Speaking recently at the Dalby Australian Stock Horse sale ladies morning tea, Sara told the guests that women really needed to support each other.
“I had never really understood why women needed the support of other women in particular,” she said.
“Today, though, I benefit enormously from the support, friendship and wisdom of other women and they are an essential part of my support network.” .
Sara is the general manager of the Toowoomba Wellcamp Airport on the city’s outskirts.
She oversees the operational and commercial management of the $250 million facility and leads a team of 67 staff in her role.
But Sara didn’t always aspire to be in a corporate position.
She ran away from school at 16 to work as a jillaroo.
“I was in Year 11 attending North Sydney Girls High School, when I decided to leave,” she said.
“It was a very competitive academic environment and we were under pressure, enormous pressure, it felt, to make all the right choices and decisions about our whole lives.
“I left – it caused quite a stir at what was a very high achieving school."
It caused quite a stir at what was a very high achieving school.
Sara applied and got a jillaroo job at Mittiebah Station, north west of Camooweal, over the Northern Territory border.
She is the first to admit that while she could ride a horse, she previously had no cattle experience.
While at Mittiebah she spent the most of the time in the stock camp, situated about 60km from the homestead. A lot of the time she was the only female in the camp.
It was while at Mittiebah she met fellow ringer Charlie Hales, initially forming a friendship before romance blossomed.
“Charlie has always been perhaps my biggest supporter – way back then shoeing a horse that I had trouble with, and today, supporting me to do a job I love by capably taking over the household and running his own business at the same time,” Sara said.
Sara and Charlie left Mittiebah together and worked on Woolner Station situated between Darwin and Kakadu chasing buffalo and crocodiles.
Next it was back to Queensland for a short stint at Bundaberg and finally on to Toowoomba.

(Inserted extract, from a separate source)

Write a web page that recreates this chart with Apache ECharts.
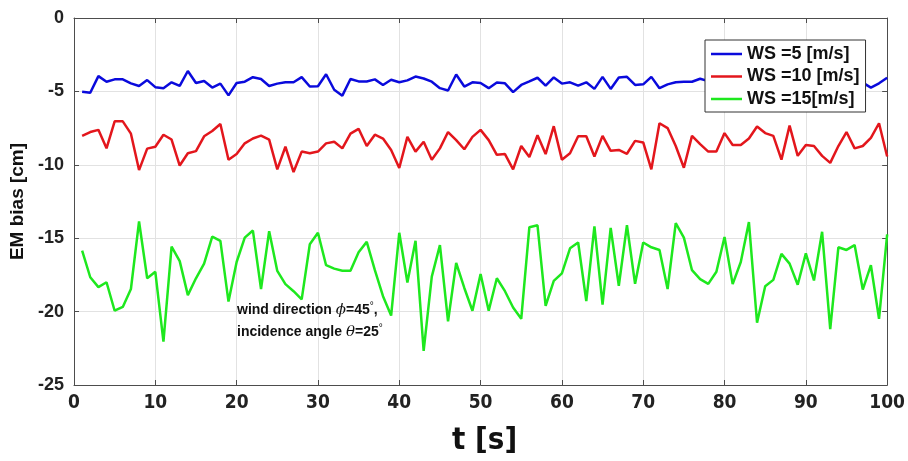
<!DOCTYPE html>
<html><head><meta charset="utf-8">
<script src="https://cdn.jsdelivr.net/npm/echarts@6/dist/echarts.min.js"></script>
<style>html,body{margin:0;padding:0;background:#fff}#c{width:908px;height:461px}</style>
</head><body><div id="c"></div>
<script>
// time axis: samples at t = 1..100 s
const tValues = Array.from({length:100}, (_, i) => i + 1);
const xTicks = [0,10,20,30,40,50,60,70,80,90,100];
const yTicks = [0,-5,-10,-15,-20,-25];
const seriesNames = ['WS =5 [m/s]', 'WS =10 [m/s]', 'WS =15[m/s]'];

const ws5 = [-5.03,-5.09,-3.96,-4.34,-4.18,-4.18,-4.45,-4.63,-4.23,-4.71,
-4.78,-4.38,-4.63,-3.61,-4.43,-4.29,-4.74,-4.47,-5.27,-4.43,
-4.34,-4.03,-4.16,-4.63,-4.47,-4.38,-4.38,-4.03,-4.67,-4.65,
-3.83,-4.89,-5.29,-4.16,-4.32,-4.32,-4.18,-4.56,-4.21,-4.38,
-4.25,-3.99,-4.12,-4.34,-4.78,-4.94,-3.85,-4.67,-4.38,-4.43,
-4.78,-4.40,-4.45,-5.05,-4.56,-4.32,-4.07,-4.61,-4.05,-4.47,
-4.38,-4.61,-4.38,-4.83,-4.01,-4.83,-4.05,-4.01,-4.56,-4.52,
-4.01,-4.78,-4.52,-4.38,-4.34,-4.34,-4.14,-4.30,-4.40,-4.20,
-4.50,-4.30,-4.10,-4.40,-4.30,-4.60,-4.20,-4.30,-4.50,-4.20,
-4.40,-4.30,-4.60,-4.20,-4.30,-4.05,-4.40,-4.74,-4.45,-4.07];

const ws10 = [-8.03,-7.77,-7.62,-8.88,-7.04,-7.04,-7.88,-10.36,-8.90,-8.77,
-7.95,-8.28,-10.05,-9.21,-9.07,-8.06,-7.70,-7.22,-9.65,-9.27,
-8.54,-8.21,-8.01,-8.28,-10.31,-8.77,-10.49,-9.10,-9.21,-9.10,
-8.54,-8.43,-8.88,-7.88,-7.55,-8.72,-7.95,-8.21,-8.99,-10.22,
-8.10,-9.10,-8.43,-9.65,-8.88,-7.77,-8.32,-8.94,-8.10,-7.62,
-8.32,-9.32,-9.27,-10.31,-8.72,-9.47,-7.99,-9.27,-7.37,-9.65,
-9.21,-8.06,-8.06,-9.43,-8.03,-9.05,-8.99,-9.25,-8.37,-8.48,
-10.31,-7.17,-7.50,-8.72,-10.20,-8.03,-8.59,-9.10,-9.10,-7.84,
-8.65,-8.65,-8.21,-7.39,-7.84,-8.03,-9.65,-7.33,-9.39,-8.65,
-8.72,-9.39,-9.87,-8.72,-7.77,-8.88,-8.72,-8.17,-7.17,-9.43];

const ws15 = [-15.85,-17.66,-18.33,-18.00,-19.94,-19.68,-18.46,-13.86,-17.73,-17.29,
-22.05,-15.58,-16.56,-18.88,-17.73,-16.73,-14.90,-15.18,-19.32,-16.62,
-14.96,-14.48,-18.46,-14.52,-17.23,-18.13,-18.61,-19.17,-15.41,-14.63,
-16.84,-17.07,-17.22,-17.22,-15.96,-15.25,-17.18,-18.95,-20.27,-14.63,
-18.02,-15.18,-22.67,-17.62,-15.47,-20.67,-16.69,-18.39,-19.94,-17.44,
-19.94,-17.73,-18.61,-19.72,-20.49,-14.25,-14.12,-19.61,-17.91,-17.40,
-15.69,-15.29,-19.28,-14.19,-19.52,-14.30,-18.24,-14.12,-18.11,-15.29,
-15.62,-15.80,-18.46,-13.97,-14.96,-17.18,-17.79,-18.11,-17.29,-14.92,
-18.13,-16.62,-13.90,-20.76,-18.28,-17.84,-16.07,-16.73,-18.17,-16.03,
-17.88,-14.56,-21.20,-15.62,-15.80,-15.47,-18.50,-16.84,-20.49,-14.74];

const colors = ['#0a0adc', '#e3161c', '#1ee81e'];
const pairs = arr => tValues.map((t, i) => [t, arr[i]]);

const chart = echarts.init(document.getElementById('c'), null, {renderer:'canvas'});
const axisCol = '#4d4d4d';
const gridCol = '#e2e2e2';
const labFont = 'Liberation Sans, Arial, sans-serif';
const narrow = 'DejaVu Sans Condensed, Liberation Sans Narrow, Liberation Sans, sans-serif';

chart.setOption({
  animation: false,
  backgroundColor: '#fff',
  grid: {left: 74, right: 17, top: 18, bottom: 68, containLabel: false},
  legend: {
    orient: 'vertical', left: 705, top: 40,
    data: seriesNames,
    icon: 'rect', itemWidth: 31, itemHeight: 2.5, itemGap: 4.5,
    padding: [5, 6, 4, 6],
    backgroundColor: '#fff', borderColor: '#333', borderWidth: 1,
    textStyle: {fontFamily: labFont, fontWeight: 'bold', fontSize: 18, color: '#111', lineHeight: 18}
  },
  xAxis: [{
    type: 'value', min: 0, max: 100, interval: 10,
    name: 't [s]', nameLocation: 'middle', nameGap: 40,
    nameTextStyle: {fontFamily: narrow, fontWeight: 'bold', fontSize: 31, color: '#111', padding: [0, 0, 0, 8]},
    axisLine: {show: true, onZero: false, lineStyle: {color: axisCol, width: 1}},
    axisTick: {show: true, inside: true, length: 5, lineStyle: {color: axisCol}},
    axisLabel: {fontFamily: narrow, fontWeight: 'bold', fontSize: 19, color: '#222', margin: 9,
      formatter: v => String(xTicks.includes(v) ? v : '')},
    splitLine: {show: true, lineStyle: {color: gridCol, width: 1}}
  }, {
    type: 'value', min: 0, max: 100, interval: 10, position: 'top',
    axisLine: {show: true, onZero: false, lineStyle: {color: axisCol, width: 1}},
    axisTick: {show: true, inside: true, length: 5, lineStyle: {color: axisCol}},
    axisLabel: {show: false}, splitLine: {show: false}
  }],
  yAxis: [{
    type: 'value', min: -25, max: 0, interval: 5,
    name: 'EM bias [cm]', nameLocation: 'middle', nameGap: 42,
    nameTextStyle: {fontFamily: labFont, fontWeight: 'bold', fontSize: 19, color: '#111'},
    axisLine: {show: true, onZero: false, lineStyle: {color: axisCol, width: 1}},
    axisTick: {show: true, inside: true, length: 5, lineStyle: {color: axisCol}},
    axisLabel: {fontFamily: labFont, fontWeight: 'bold', fontSize: 18, color: '#222', margin: 10,
      formatter: v => String(yTicks.includes(v) ? v : '')},
    splitLine: {show: true, lineStyle: {color: gridCol, width: 1}}
  }, {
    type: 'value', min: -25, max: 0, interval: 5, position: 'right',
    axisLine: {show: true, onZero: false, lineStyle: {color: axisCol, width: 1}},
    axisTick: {show: true, inside: true, length: 5, lineStyle: {color: axisCol}},
    axisLabel: {show: false}, splitLine: {show: false}
  }],
  series: [ws5, ws10, ws15].map((arr, k) => ({
    name: seriesNames[k], type: 'line', data: pairs(arr),
    symbol: 'none', smooth: false,
    lineStyle: {color: colors[k], width: 2.5},
    itemStyle: {color: colors[k]}, z: 3 + k
  })),
  graphic: [{
    type: 'text', left: 237, top: 301, z: 100,
    style: {
      text: '{b|wind direction }{g|ϕ}{b|=45}{s|°}{b|,}',
      rich: {
        b: {fontFamily: labFont, fontWeight: 'bold', fontSize: 14, fill: '#111'},
        g: {fontFamily: 'DejaVu Serif, serif', fontStyle: 'italic', fontSize: 15, fill: '#111'},
        s: {fontFamily: labFont, fontSize: 10, fill: '#111', verticalAlign: 'top', padding: [0,0,8,0]}
      }
    }
  }, {
    type: 'text', left: 237, top: 323, z: 100,
    style: {
      text: '{b|incidence angle }{g|θ}{b|=25}{s|°}',
      rich: {
        b: {fontFamily: labFont, fontWeight: 'bold', fontSize: 14, fill: '#111'},
        g: {fontFamily: 'DejaVu Serif, serif', fontStyle: 'italic', fontSize: 15, fill: '#111'},
        s: {fontFamily: labFont, fontSize: 10, fill: '#111', verticalAlign: 'top', padding: [0,0,8,0]}
      }
    }
  }]
});
</script>
</body></html>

It wasn’t long before they found the call of the north west too much.
In 2001 they moved to Richmond to work for Alastair and Jo McClymont when they bought Burleigh Station.
Then, in 2004, Sara and Charlie took over the Richmond and Maxwelton Dips managing it as a livestock transit centre.
During that time, they would process 200,000 cattle annually in transit from the Gulf country heading to southern markets and for the boat trade.
In 2013, the Hales moved to Toowoomba with their three children, Robert, Lyndsay and Harry.
Sara joined the team at Wellcamp Airport when it was little more than a patch of dirt, as community liaison consultant.
Since then she has built the Wellcamp Cargo business, before being promoted to the top job six months ago.
Her message to the younger generation is also clear. “
Young people today will have many different careers during their lives,” she said.
“So long as you manage to avoid a small number of very big, career limiting mistakes – like getting a tattoo on your face, or a criminal record – there will be lots of options for discovering what you enjoy and where you can make a significant contribution. Don’t despair if you don’t know what you want to do.”